*Dataset section*.
----------------

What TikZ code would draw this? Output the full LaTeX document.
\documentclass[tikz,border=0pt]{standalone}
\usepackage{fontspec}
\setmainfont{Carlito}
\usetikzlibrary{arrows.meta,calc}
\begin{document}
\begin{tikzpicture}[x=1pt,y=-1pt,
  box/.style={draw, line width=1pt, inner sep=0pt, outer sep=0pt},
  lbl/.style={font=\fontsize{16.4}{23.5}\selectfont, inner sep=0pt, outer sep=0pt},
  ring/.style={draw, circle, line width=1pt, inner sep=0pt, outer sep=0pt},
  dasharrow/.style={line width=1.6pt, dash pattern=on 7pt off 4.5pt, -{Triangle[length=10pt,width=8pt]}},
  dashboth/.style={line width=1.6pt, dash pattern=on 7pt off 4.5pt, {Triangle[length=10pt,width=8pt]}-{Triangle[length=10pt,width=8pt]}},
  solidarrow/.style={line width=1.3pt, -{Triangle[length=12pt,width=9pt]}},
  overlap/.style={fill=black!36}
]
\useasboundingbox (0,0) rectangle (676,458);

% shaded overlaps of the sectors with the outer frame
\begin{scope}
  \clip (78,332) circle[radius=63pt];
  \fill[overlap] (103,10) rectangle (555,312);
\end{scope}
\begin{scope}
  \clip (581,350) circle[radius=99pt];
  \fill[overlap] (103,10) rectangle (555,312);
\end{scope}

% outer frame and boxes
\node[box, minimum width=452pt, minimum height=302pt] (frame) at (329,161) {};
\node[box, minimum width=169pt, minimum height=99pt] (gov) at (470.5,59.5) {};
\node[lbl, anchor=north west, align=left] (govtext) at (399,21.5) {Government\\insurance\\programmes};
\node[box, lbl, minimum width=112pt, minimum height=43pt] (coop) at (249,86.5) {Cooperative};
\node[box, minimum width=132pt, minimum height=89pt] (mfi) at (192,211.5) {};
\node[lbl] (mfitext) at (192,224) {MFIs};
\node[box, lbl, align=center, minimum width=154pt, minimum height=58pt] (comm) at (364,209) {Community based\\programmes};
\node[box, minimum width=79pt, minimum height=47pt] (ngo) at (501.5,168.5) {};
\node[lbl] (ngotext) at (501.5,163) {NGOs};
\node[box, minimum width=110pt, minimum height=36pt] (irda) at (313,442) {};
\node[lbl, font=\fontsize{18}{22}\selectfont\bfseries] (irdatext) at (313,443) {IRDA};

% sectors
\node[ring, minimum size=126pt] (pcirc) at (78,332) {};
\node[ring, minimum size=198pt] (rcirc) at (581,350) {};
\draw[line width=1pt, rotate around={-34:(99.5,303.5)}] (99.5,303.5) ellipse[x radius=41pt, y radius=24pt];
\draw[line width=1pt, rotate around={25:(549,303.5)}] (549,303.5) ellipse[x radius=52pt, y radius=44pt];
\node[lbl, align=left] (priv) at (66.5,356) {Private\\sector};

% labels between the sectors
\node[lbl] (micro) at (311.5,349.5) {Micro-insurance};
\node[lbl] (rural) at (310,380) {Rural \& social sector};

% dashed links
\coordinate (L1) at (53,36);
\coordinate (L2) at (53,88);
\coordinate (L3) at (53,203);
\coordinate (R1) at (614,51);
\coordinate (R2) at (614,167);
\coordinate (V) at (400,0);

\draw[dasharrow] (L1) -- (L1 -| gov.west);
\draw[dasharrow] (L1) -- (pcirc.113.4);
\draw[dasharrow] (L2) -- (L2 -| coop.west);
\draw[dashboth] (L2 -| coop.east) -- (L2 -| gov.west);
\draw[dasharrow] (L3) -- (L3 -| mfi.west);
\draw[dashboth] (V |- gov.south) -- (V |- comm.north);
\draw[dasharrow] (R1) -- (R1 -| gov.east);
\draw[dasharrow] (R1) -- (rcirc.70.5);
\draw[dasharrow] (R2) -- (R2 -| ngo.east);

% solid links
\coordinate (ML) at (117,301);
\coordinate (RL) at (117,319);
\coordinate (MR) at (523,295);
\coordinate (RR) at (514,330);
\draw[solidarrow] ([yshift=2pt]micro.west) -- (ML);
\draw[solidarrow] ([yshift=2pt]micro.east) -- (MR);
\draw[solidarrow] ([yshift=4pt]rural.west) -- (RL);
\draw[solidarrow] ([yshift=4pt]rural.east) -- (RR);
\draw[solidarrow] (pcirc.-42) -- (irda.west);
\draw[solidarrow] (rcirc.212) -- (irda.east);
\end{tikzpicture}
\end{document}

----------------

*Objective*.
Quote the material exactly, leaving nothing out.

*Right answer*.
What TikZ code would draw this? Output the full LaTeX document.
\documentclass[tikz,border=0pt]{standalone}
\usepackage{fontspec}
\setmainfont{Carlito}
\usetikzlibrary{arrows.meta,calc}
\begin{document}
\begin{tikzpicture}[x=1pt,y=-1pt,
  box/.style={draw, line width=1pt, inner sep=0pt, outer sep=0pt},
  lbl/.style={font=\fontsize{16.4}{23.5}\selectfont, inner sep=0pt, outer sep=0pt},
  ring/.style={draw, circle, line width=1pt, inner sep=0pt, outer sep=0pt},
  dasharrow/.style={line width=1.6pt, dash pattern=on 7pt off 4.5pt, -{Triangle[length=10pt,width=8pt]}},
  dashboth/.style={line width=1.6pt, dash pattern=on 7pt off 4.5pt, {Triangle[length=10pt,width=8pt]}-{Triangle[length=10pt,width=8pt]}},
  solidarrow/.style={line width=1.3pt, -{Triangle[length=12pt,width=9pt]}},
  overlap/.style={fill=black!36}
]
\useasboundingbox (0,0) rectangle (676,458);

% shaded overlaps of the sectors with the outer frame
\begin{scope}
  \clip (78,332) circle[radius=63pt];
  \fill[overlap] (103,10) rectangle (555,312);
\end{scope}
\begin{scope}
  \clip (581,350) circle[radius=99pt];
  \fill[overlap] (103,10) rectangle (555,312);
\end{scope}

% outer frame and boxes
\node[box, minimum width=452pt, minimum height=302pt] (frame) at (329,161) {};
\node[box, minimum width=169pt, minimum height=99pt] (gov) at (470.5,59.5) {};
\node[lbl, anchor=north west, align=left] (govtext) at (399,21.5) {Government\\insurance\\programmes};
\node[box, lbl, minimum width=112pt, minimum height=43pt] (coop) at (249,86.5) {Cooperative};
\node[box, minimum width=132pt, minimum height=89pt] (mfi) at (192,211.5) {};
\node[lbl] (mfitext) at (192,224) {MFIs};
\node[box, lbl, align=center, minimum width=154pt, minimum height=58pt] (comm) at (364,209) {Community based\\programmes};
\node[box, minimum width=79pt, minimum height=47pt] (ngo) at (501.5,168.5) {};
\node[lbl] (ngotext) at (501.5,163) {NGOs};
\node[box, minimum width=110pt, minimum height=36pt] (irda) at (313,442) {};
\node[lbl, font=\fontsize{18}{22}\selectfont\bfseries] (irdatext) at (313,443) {IRDA};

% sectors
\node[ring, minimum size=126pt] (pcirc) at (78,332) {};
\node[ring, minimum size=198pt] (rcirc) at (581,350) {};
\draw[line width=1pt, rotate around={-34:(99.5,303.5)}] (99.5,303.5) ellipse[x radius=41pt, y radius=24pt];
\draw[line width=1pt, rotate around={25:(549,303.5)}] (549,303.5) ellipse[x radius=52pt, y radius=44pt];
\node[lbl, align=left] (priv) at (66.5,356) {Private\\sector};

% labels between the sectors
\node[lbl] (micro) at (311.5,349.5) {Micro-insurance};
\node[lbl] (rural) at (310,380) {Rural \& social sector};

% dashed links
\coordinate (L1) at (53,36);
\coordinate (L2) at (53,88);
\coordinate (L3) at (53,203);
\coordinate (R1) at (614,51);
\coordinate (R2) at (614,167);
\coordinate (V) at (400,0);

\draw[dasharrow] (L1) -- (L1 -| gov.west);
\draw[dasharrow] (L1) -- (pcirc.113.4);
\draw[dasharrow] (L2) -- (L2 -| coop.west);
\draw[dashboth] (L2 -| coop.east) -- (L2 -| gov.west);
\draw[dasharrow] (L3) -- (L3 -| mfi.west);
\draw[dashboth] (V |- gov.south) -- (V |- comm.north);
\draw[dasharrow] (R1) -- (R1 -| gov.east);
\draw[dasharrow] (R1) -- (rcirc.70.5);
\draw[dasharrow] (R2) -- (R2 -| ngo.east);

% solid links
\coordinate (ML) at (117,301);
\coordinate (RL) at (117,319);
\coordinate (MR) at (523,295);
\coordinate (RR) at (514,330);
\draw[solidarrow] ([yshift=2pt]micro.west) -- (ML);
\draw[solidarrow] ([yshift=2pt]micro.east) -- (MR);
\draw[solidarrow] ([yshift=4pt]rural.west) -- (RL);
\draw[solidarrow] ([yshift=4pt]rural.east) -- (RR);
\draw[solidarrow] (pcirc.-42) -- (irda.west);
\draw[solidarrow] (rcirc.212) -- (irda.east);
\end{tikzpicture}
\end{document}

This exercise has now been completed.